業務委託と派遣の違いをわかりやすく解説

💼 実務・契約編

(フリーランスエンジニアを目指す人へ)

はじめに

フリーランスエンジニアとして活動を始めようと考えたとき、多くの人が最初につまずくのが「契約形態」の違いです。特に混乱しやすいのが業務委託契約派遣契約。どちらも「会社に雇われて働く正社員やアルバイト」とは異なる形態ですが、似ているようで大きな違いがあります。この記事では、フリーランスを目指す方に向けて、この2つをわかりやすく解説していきます。


1. 契約の基本的な違い

業務委託とは

業務委託契約は「仕事の成果に対して報酬を支払う契約」です。発注者(クライアント)と受注者(フリーランス)が対等な立場で契約を結び、成果物や業務遂行をゴールとして報酬が発生します。

  • 例:システム開発の一部を請け負って納品、アプリの機能追加、Webサイト制作など。

派遣とは

一方、派遣は「労働力の提供」に対する契約です。派遣会社と雇用契約を結んだうえで、派遣先企業に派遣され、その企業の指揮命令のもとで働きます。報酬は「働いた時間」に応じて支払われます。

  • 例:大手企業に派遣され、常駐でシステム運用やテスト業務を行う。

2. 指揮命令系統の違い

  • 業務委託:クライアントから「成果物の仕様」や「納期」の指示はありますが、作業手順や時間の使い方は基本的に自由。フリーランス自身の裁量で進められます。
  • 派遣:派遣先の上司から「今日やるタスク」「勤務時間」「進め方」など細かい指示を受けます。
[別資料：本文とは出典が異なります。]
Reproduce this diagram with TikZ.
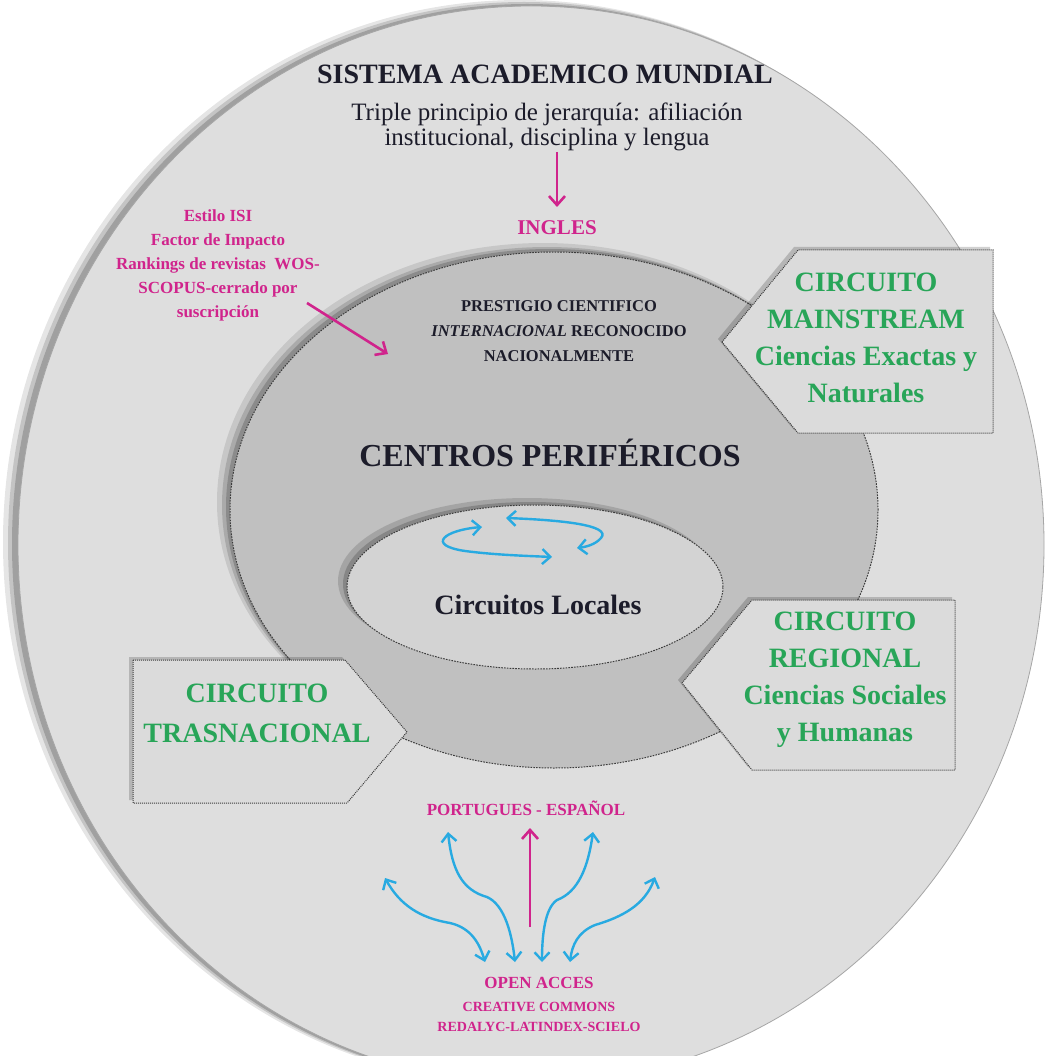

働き方は社員に近く、自由度は低めです。

フリーランスとして「自分でスケジュールを管理して働きたい」人には業務委託の方が向いています。


3. 報酬の仕組み

  • 業務委託:基本的に「固定報酬型」または「成果物ベース」。1案件◯万円や、月額◯◯万円という形で契約されることが多いです。働いた時間ではなく、契約した成果や納期達成で報酬が確定します。
  • 派遣:時給制や月給制が中心。残業代や深夜手当なども発生する場合があります。安定性は高いものの、自分のスキルで単価を大きく上げにくいという特徴があります。

4. 契約の安定性とリスク

  • 業務委託:契約期間は数ヶ月単位が多く、プロジェクト終了とともに契約も終了。更新されなければ次の案件を自分で探す必要があります。収入は不安定になりやすい一方、実績が増えれば単価アップの余地も大きいです。
  • 派遣:派遣会社が案件をアサインしてくれるため、一定の安定性があります。契約延長も比較的多く、未経験からでも入りやすいメリットがあります。

5. 社会保険や税金の違い

  • 業務委託:基本的に個人事業主として活動するため、確定申告が必要。国民健康保険や国民年金に加入し、自分で納税管理を行います。経費計上ができる点はメリットです。
  • 派遣:派遣会社に雇用されているため、社会保険や厚生年金に加入可能。給与から税金が天引きされるので管理は楽です。

6. キャリア形成への影響

  • 業務委託:スキル次第で高単価案件を狙え、自由度も高い。ポートフォリオが増えていくので、独立志向の人には最適。ただし営業力や交渉力も必要になります。
  • 派遣:技術力よりも「即戦力として働けるか」が重視される傾向があります。幅広い現場を経験できる反面、スキルアップが限定的になる場合もあります。

7. フリーランスエンジニアにおすすめなのは?

結論から言えば、フリーランスとして独立を目指すなら業務委託がおすすめです。理由は以下の通りです。

  • スキルが評価されやすく、単価アップのチャンスがある
  • 自分の裁量で働けるため、時間の使い方を最適化できる
  • 実績を積み重ねることでキャリアの幅が広がる

ただし「いきなり独立は不安」「社会保険も手厚く受けたい」という人は、派遣を経由してスキルや経験を積み、その後に業務委託へ移行するステップも有効です。


まとめ

  • 業務委託:成果物に対して報酬。自由度が高く、スキル次第で高単価。税金や営業は自己管理。
  • 派遣:労働時間に対して報酬。安定性があり、未経験でも入りやすいが、自由度は低い。

フリーランスエンジニアを目指すなら、長期的には業務委託が主流になるはずです。とはいえ、キャリアのスタート地点やライフスタイルによって選び方は変わります。自分に合った働き方を選びつつ、少しずつ業務委託案件を増やしていくのが現実的なステップです。


👉 フリーランスは「自由と責任」がセットです。派遣と業務委託の違いを理解し、自分にとって最適なキャリアを築いていきましょう。